Gap analysis with Terraform

 We also know there are known unknowns; that is to say we know there are some things we do not know. But there are also unknown unknowns—the ones we don’t know we don’t know.

Donald Rumsfeld

It may seem obvious, but often overlooked, that in order to manage something – a cloud asset like a VM or GKE cluster or even a DNS entry – you must first know that it exists. Gap analysis is a technique for finding out what you have, but don’t manage.

In terraform, we are used to declaring resources as terraform resource blocks which have a type and a name by which terraform knows the resource.

"dns_a_record_set" "www" {
  zone = "example.com."
  name = "www"
  addresses = [
    "192.168.0.1",
    "192.168.0.2",
    "192.168.0.3",
  ]
  ttl = 300
}

In this trivial example, a DNS record set, terraform knows the resource by the name “dns_a_record_set.www” which is the concatenation of the terraform resource type and the name.

Once we have run our terraform apply, this record exists in our DNS provider. Let us assume for the sake of argument that is Google Cloud Projects (GCP) DNS manager. The DNS record will also have a name buy which GCP knows it, a URL like : /projects/project/managedZones/managedZone

GCP DNS API allows us to list all these URLs in a GCP project, with the Cloud Asset API. In addition, terraform GCP provider stores the URL to the cloud asset in the terraform state. We may thus write a small application which retrieves all the cloud assets from the terraform state, and all the cloud assets from the Cloud Asset API, and which produces a set difference between the two. That set difference is the set of cloud assets which exist but are not managed by terraform! Now we know what we don’t know, and with that knowledge we can write the missing terraform and adopt the resources into it.

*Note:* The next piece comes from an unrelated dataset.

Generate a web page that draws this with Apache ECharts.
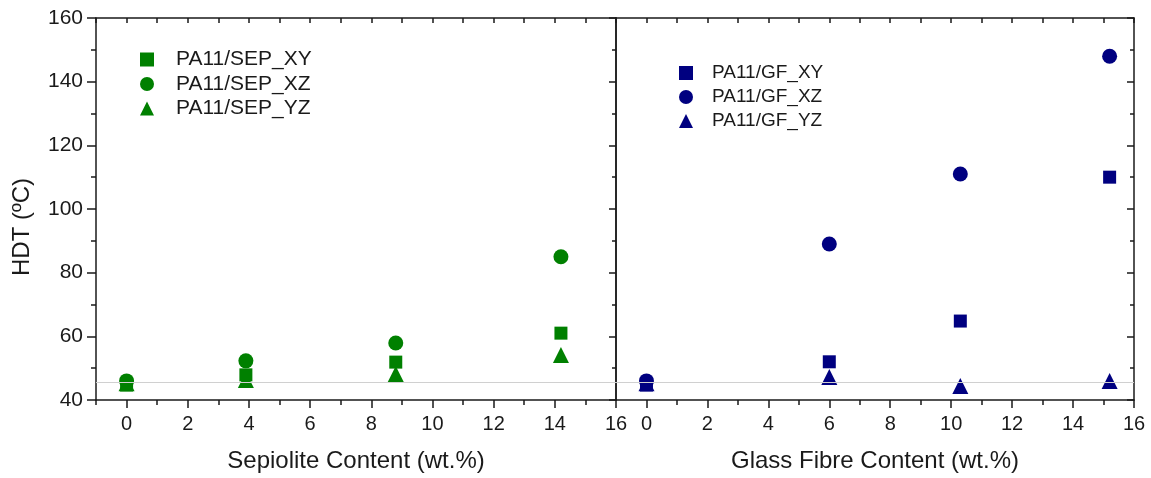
<!DOCTYPE html>
<html>
<head>
<meta charset="utf-8">
<script src="https://cdn.jsdelivr.net/npm/echarts@6/dist/echarts.min.js"></script>
<style>
  html, body { margin: 0; padding: 0; background: #fff; }
  #chart { width: 1151px; height: 478px; }
</style>
</head>
<body>
<div id="chart"></div>
<script>
// sepiolite panel
const sepContent = [0, 3.9, 8.8, 14.2];
const sepXY = [44.7, 47.9, 51.9, 61];
const sepXZ = [46, 52.3, 57.9, 85];
const sepYZ = [45.3, 46.3, 48.2, 54.1];
// glass fibre panel
const gfContent = [0, 6, 10.3, 15.2];
const gfXY = [44.7, 52, 64.8, 110];
const gfXZ = [46, 89, 111, 148];
const gfYZ = [45.3, 47.2, 44.4, 46];
// axis ticks
const xMajor = [0, 2, 4, 6, 8, 10, 12, 14, 16];
const baseLine = 45.7;

const FONT = "'Liberation Sans', Arial, sans-serif";
const GREEN = '#008000';
const NAVY = '#000080';
const INK = '#1a1a1a';

function pts(xs, ys) {
  return xs.map((x, i) => [x, ys[i]]);
}

const line = { show: true, onZero: false, lineStyle: { color: INK, width: 1.5 } };

function bottomAxis(grid, name) {
  return [
    {
      gridIndex: grid, type: 'value', position: 'bottom', min: -1, max: 16, interval: 1,
      axisLine: line,
      axisTick: { show: true, length: 5, lineStyle: { color: INK, width: 1.5 } },
      axisLabel: { show: true, customValues: xMajor, margin: 14, color: INK, fontSize: 20, fontFamily: FONT },
      splitLine: { show: false },
      name: name, nameLocation: 'middle', nameGap: 49,
      nameTextStyle: { color: INK, fontSize: 24, fontFamily: FONT }
    },
    {
      gridIndex: grid, type: 'value', position: 'bottom', min: -1, max: 16, interval: 1,
      axisLine: { show: false, onZero: false },
      axisTick: { show: true, customValues: xMajor, length: 8, lineStyle: { color: INK, width: 1.5 } },
      axisLabel: { show: false },
      splitLine: { show: false }
    },
    {
      gridIndex: grid, type: 'value', position: 'top', min: -1, max: 16, interval: 1,
      axisLine: line,
      axisTick: { show: true, inside: true, length: 5, lineStyle: { color: INK, width: 1.5 } },
      axisLabel: { show: false },
      splitLine: { show: false }
    }
  ];
}

function yAxis(grid, pos, opts) {
  return Object.assign({
    gridIndex: grid, type: 'value', position: pos, min: 40, max: 160, interval: 20,
    axisLine: line,
    axisTick: { show: true, inside: true, length: 7, lineStyle: { color: INK, width: 1.5 } },
    minorTick: { show: true, splitNumber: 2, length: 4, lineStyle: { color: INK, width: 1.5 } },
    axisLabel: { show: false },
    splitLine: { show: false }
  }, opts);
}

function scatter(name, xIdx, yIdx, data, symbol, size, color) {
  return {
    name: name, type: 'scatter', xAxisIndex: xIdx, yAxisIndex: yIdx,
    data: data, symbol: symbol, symbolSize: size,
    itemStyle: { color: color, opacity: 1 },
    z: 3
  };
}

function baseMark() {
  return {
    silent: true, symbol: 'none', label: { show: false },
    lineStyle: { color: '#d0d0d0', width: 1, type: 'solid' },
    data: [{ yAxis: baseLine }]
  };
}

const sepSeries = [
  scatter('PA11/SEP_XY', 0, 0, pts(sepContent, sepXY), 'rect', 13, GREEN),
  scatter('PA11/SEP_XZ', 0, 0, pts(sepContent, sepXZ), 'circle', 15, GREEN),
  scatter('PA11/SEP_YZ', 0, 0, pts(sepContent, sepYZ), 'triangle', 16, GREEN)
];
sepSeries[0].markLine = baseMark();

const gfSeries = [
  scatter('PA11/GF_XY', 3, 2, pts(gfContent, gfXY), 'rect', 13, NAVY),
  scatter('PA11/GF_XZ', 3, 2, pts(gfContent, gfXZ), 'circle', 15, NAVY),
  scatter('PA11/GF_YZ', 3, 2, pts(gfContent, gfYZ), 'triangle', 16, NAVY)
];
gfSeries[0].markLine = baseMark();

function legend(left, top, names, fontSize, gap, textPad) {
  return {
    orient: 'vertical', left: left, top: top, padding: 0, itemGap: gap,
    itemWidth: 14, itemHeight: 14, selectedMode: false,
    data: names,
    textStyle: { color: INK, fontSize: fontSize, fontFamily: FONT, padding: [0, 0, 0, textPad] }
  };
}

const chart = echarts.init(document.getElementById('chart'), null, { renderer: 'canvas' });
chart.setOption({
  backgroundColor: '#fff',
  animation: false,
  grid: [
    { left: 96, right: 535, top: 18, bottom: 77 },
    { left: 616, right: 17, top: 18, bottom: 77 }
  ],
  legend: [
    legend(140, 49, ['PA11/SEP_XY', 'PA11/SEP_XZ', 'PA11/SEP_YZ'], 21, 3.5, 17),
    legend(679, 63.5, ['PA11/GF_XY', 'PA11/GF_XZ', 'PA11/GF_YZ'], 19, 5, 14)
  ],
  xAxis: [].concat(
    bottomAxis(0, 'Sepiolite Content (wt.%)'),
    bottomAxis(1, 'Glass Fibre Content (wt.%)')
  ),
  yAxis: [
    yAxis(0, 'left', {
      axisTick: { show: true, inside: false, length: 9, lineStyle: { color: INK, width: 1.5 } },
      minorTick: { show: true, splitNumber: 2, length: 5, lineStyle: { color: INK, width: 1.5 } },
      axisLabel: { show: true, margin: 13, color: INK, fontSize: 21, fontFamily: FONT },
      name: 'HDT (ºC)', nameLocation: 'middle', nameGap: 62,
      nameTextStyle: { color: INK, fontSize: 24, fontFamily: FONT, padding: [0, 36, 0, 0] }
    }),
    yAxis(0, 'right'),
    yAxis(1, 'left', { axisTick: { show: false }, minorTick: { show: false } }),
    yAxis(1, 'right')
  ],
  series: sepSeries.concat(gfSeries)
});
</script>
</body>
</html>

There are a couple of subtly gotchas around this, one is that some assets should not be managed by terraform so we need to whitelist those, for example nodes in a GKE nodepool are managed by the nodepool resource, which is what we should manage with terraform. The individual nodes should not be managed by terraform as they are managed by the nodepool, in fact actually the Managed Instance Group (MiG) which backs the nodepool. So we exclude those nodes from our report.

Another one is that you need to make sure you’re paginating the output from the APIs appropriately.

This technique is very powerful and can also be applied to things like helm, ArgoCD, GKE, anywhere you have IaC and an environment containing assets managed by a tool like terraform or ArgoCD.